Demenza giovanile in aumento, i fattori di rischio a cui fare attenzione secondo gli esperti

La demenza giovanile è un problema che non può essere più sottovalutato: lo rivela un recente studio svolto in Italia e che ha svelato numeri allarmanti.

Siamo abituati a pensare alla demenza come a una patologia di origine neurologica che colpisce le fasce d’età più avanzate, sicuramente la stagione finale della vita, con grave compromissione delle attività quotidiane, dell’autonomia personale e infine della memoria.

Cosa è la demenza giovanile
Cosa emerge dal recente studio italiano sulla demenza giovanile – newsicily.it

In realtà, la classificazione di questo tipo di malattie può essere piuttosto variabile e può riguardare, in maniera specifica, disturbi riconducibili all’Alzheimer, la demenza frontotemporale e anche soggetti all’apparenza completamente diversi dal punto di vista anagrafico e comportamentale.

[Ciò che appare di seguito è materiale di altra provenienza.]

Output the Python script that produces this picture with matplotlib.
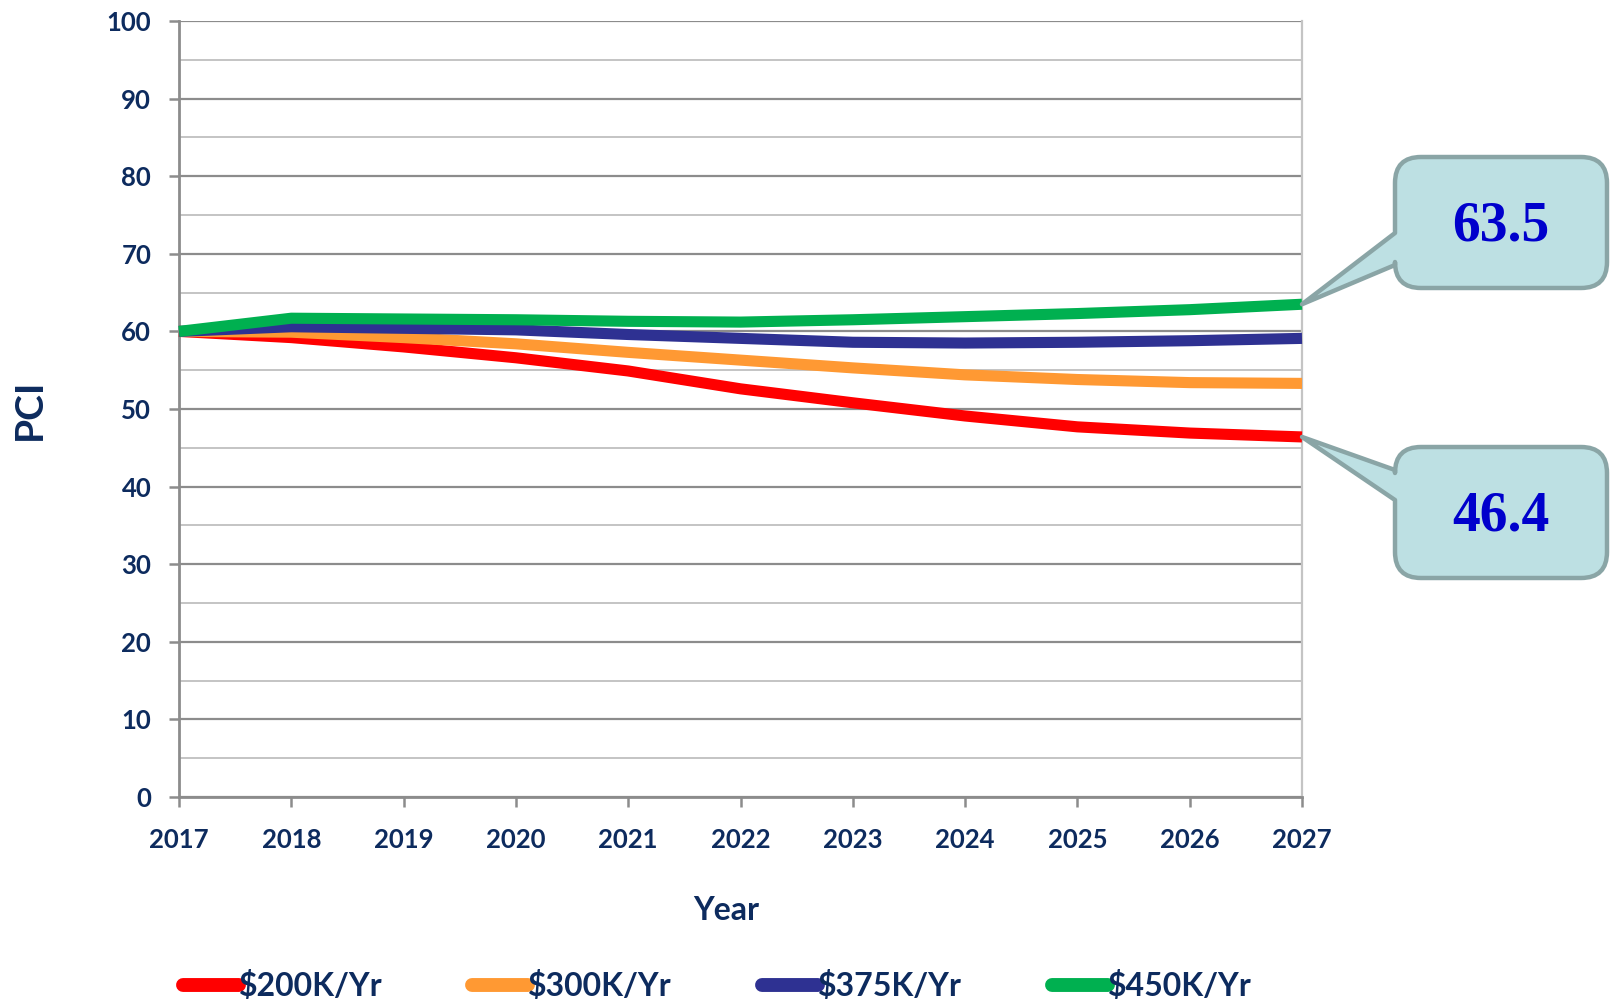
import numpy as np
import matplotlib
matplotlib.use("Agg")
import matplotlib.pyplot as plt
from matplotlib.path import Path
from matplotlib.patches import PathPatch
from matplotlib.ticker import MultipleLocator

# PCI forecast by annual budget
years = [2017, 2018, 2019, 2020, 2021, 2022, 2023, 2024, 2025, 2026, 2027]
pci_200k = [60.0, 59.2, 58.0, 56.6, 54.9, 52.6, 50.8, 49.1, 47.7, 46.9, 46.4]
pci_300k = [60.0, 59.9, 59.2, 58.4, 57.3, 56.3, 55.3, 54.4, 53.8, 53.4, 53.3]
pci_375k = [60.0, 60.6, 60.4, 60.2, 59.6, 59.1, 58.6, 58.5, 58.6, 58.8, 59.1]
pci_450k = [60.0, 61.7, 61.6, 61.5, 61.3, 61.2, 61.5, 61.9, 62.3, 62.8, 63.5]
labels = ["$200K/Yr", "$300K/Yr", "$375K/Yr", "$450K/Yr"]
colors = ["#ff0000", "#ff9933", "#2e3192", "#00b050"]

navy = "#0d2b5e"
tick_font = ["Lato", "DejaVu Sans"]

fig = plt.figure(figsize=(16.12, 10.05), dpi=100)
ax = fig.add_axes([179 / 1612, 1 - 797 / 1005, (1302 - 179) / 1612, (797 - 21) / 1005])

series = [pci_200k, pci_300k, pci_375k, pci_450k]
for vals, lab, col in zip(series, labels, colors):
    ax.plot(years, vals, color=col, lw=8, solid_capstyle="butt",
            label=lab.replace("$", r"\$"), clip_on=False, zorder=3)

ax.set_xlim(2017, 2027)
ax.set_ylim(0, 100)
ax.set_xticks(years)
ax.yaxis.set_major_locator(MultipleLocator(10))
ax.yaxis.set_minor_locator(MultipleLocator(5))
ax.grid(which="major", axis="y", color="#8c8c8c", lw=1.6)
ax.grid(which="minor", axis="y", color="#c4c4c4", lw=1.4)
ax.tick_params(axis="y", which="minor", length=0)
ax.tick_params(axis="y", which="major", length=7, width=1.8, color="#8c8c8c", pad=13)
ax.tick_params(axis="x", length=7, width=1.8, color="#8c8c8c", pad=15)

for side in ["left", "bottom"]:
    ax.spines[side].set_color("#8c8c8c")
    ax.spines[side].set_linewidth(2)
ax.spines["right"].set_color("#c4c4c4")
ax.spines["right"].set_linewidth(1.6)
ax.spines["top"].set_visible(False)

for lab in ax.get_xticklabels() + ax.get_yticklabels():
    lab.set_fontfamily(tick_font)
    lab.set_fontweight("bold")
    lab.set_fontsize(18.5)
    lab.set_color(navy)

ax.set_xlabel("Year", fontsize=23, fontweight="bold", color=navy, family=tick_font)
ax.xaxis.set_label_coords(0.487, -0.128)
ax.set_ylabel("PCI", fontsize=28, fontweight="bold", color=navy, family=tick_font)
ax.yaxis.set_label_coords(-0.118, 0.5)

leg = fig.legend(loc="center left", bbox_to_anchor=(170 / 1612, 1 - 986 / 1005),
                 ncol=4, frameon=False, handlelength=1.75, handletextpad=0.0,
                 columnspacing=2.82, borderaxespad=0,
                 prop={"family": tick_font, "weight": "bold", "size": 23})
for txt in leg.get_texts():
    txt.set_color(navy)
for h in leg.legend_handles:
    h.set_linewidth(10)
    h.set_solid_capstyle("round")


def callout(x, y, text, box, notch):
    """Rounded box with a wedge pointing at (x, y) in data coords."""
    tx, ty = ax.transData.transform((x, y))
    x0, y0, x1, y1 = box
    n_lo, n_hi = notch
    r = 26
    verts = [
        (x0, y0 + r), (x0, n_lo), (tx, ty), (x0, n_hi), (x0, y1 - r),
        (x0, y1), (x0 + r, y1), (x1 - r, y1),
        (x1, y1), (x1, y1 - r), (x1, y0 + r),
        (x1, y0), (x1 - r, y0), (x0 + r, y0),
        (x0, y0), (x0, y0 + r), (x0, y0 + r),
    ]
    codes = [Path.MOVETO, Path.LINETO, Path.LINETO, Path.LINETO, Path.LINETO,
             Path.CURVE3, Path.CURVE3, Path.LINETO,
             Path.CURVE3, Path.CURVE3, Path.LINETO,
             Path.CURVE3, Path.CURVE3, Path.LINETO,
             Path.CURVE3, Path.CURVE3, Path.CLOSEPOLY]
    patch = PathPatch(Path(verts, codes), facecolor="#bde0e3", edgecolor="#8aa5a6",
                      lw=3.2, joinstyle="round", transform=None, zorder=5)
    fig.add_artist(patch)
    fig.text(((x0 + x1) / 2) / 1612, ((y0 + y1) / 2 - 4) / 1005, text,
             ha="center", va="center", fontsize=40, fontweight="bold",
             color="#0000cc", family=["Liberation Serif", "DejaVu Serif"], zorder=6)


callout(years[-1], pci_450k[-1], f"{pci_450k[-1]:.1f}",
        (1395, 1005 - 288, 1607, 1005 - 157), (1005 - 265, 1005 - 233))
callout(years[-1], pci_200k[-1], f"{pci_200k[-1]:.1f}",
        (1395, 1005 - 578, 1607, 1005 - 447), (1005 - 500, 1005 - 470))

fig.savefig("out.png", dpi=100)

Un team multidisciplinare di Unimore e dell’Azienda Ospedaliero-Universitaria di Modena e dell’Ospedale di Carpi hanno svolto uno studio epidemiologico proprio per appurare quante siano effettivamente le persone affette da demenza giovanile, chiamata anche EOD, Early onset dementia. Ne è emerso che solo nella provincia di Modena sono stati identificati 160 nuovi casi tra le persone tra i 30 e i 64 anni, portando la prevalenza complessiva della patologia a 74 casi su 100.000 residenti.

Non sono pochi, soprattutto considerando quanto sembra lontano soffrire o diagnosticare un problema di questo tipo, che richiede sforzi sociali e previdenziali non indifferenti.

Demenza a esordio giovanile: quali sono i fattori di rischio

Si è capito anche che nella maggior parte dei casi, la EOD presenta fattori di rischio, sintomi peculiari e atipici che possono rendere più difficile la diagnosi corretta in tempi non troppo lunghi.

Fattori di rischio della demenza giovanile
Quali sono i fattori di rischio della demenza giovanile – newsicily.it

Un altro studio prospettico su ‘JAMA Neurology’ ha indicato tutte quelle caratteristiche che si sono rivelate predisponenti la malattia. Si passa da questioni sociali – come la minore scolarità, uno status socio economico più basso -, a fattori genetici e biologici, come la presenza dell’allele 2 dell’apolipoproteina ε4, elevati livelli di proteina C-reattiva. E occhio anche alla depressione, all’isolamento sociale e al consumo eccessivo di alcol: sono tutti campanelli di allarme che non si possono ignorare.

È importante anche avvertire i sintomi che si possono notare nella vita quotidiana, come una stretta di mano con minor forza o prime avvisaglie di disabilità uditiva, ma anche ipotensione ortostatica. Insomma, il ventaglio di fattori di rischio è ancora piuttosto ampio, ma prenderli in considerazione permette ai clinici di orientarsi il prima possibile verso una corretta diagnosi, con ricadute importanti sulla gestione a lungo termine dei pazienti, ancora in età lavorativa e con esigenze sociali.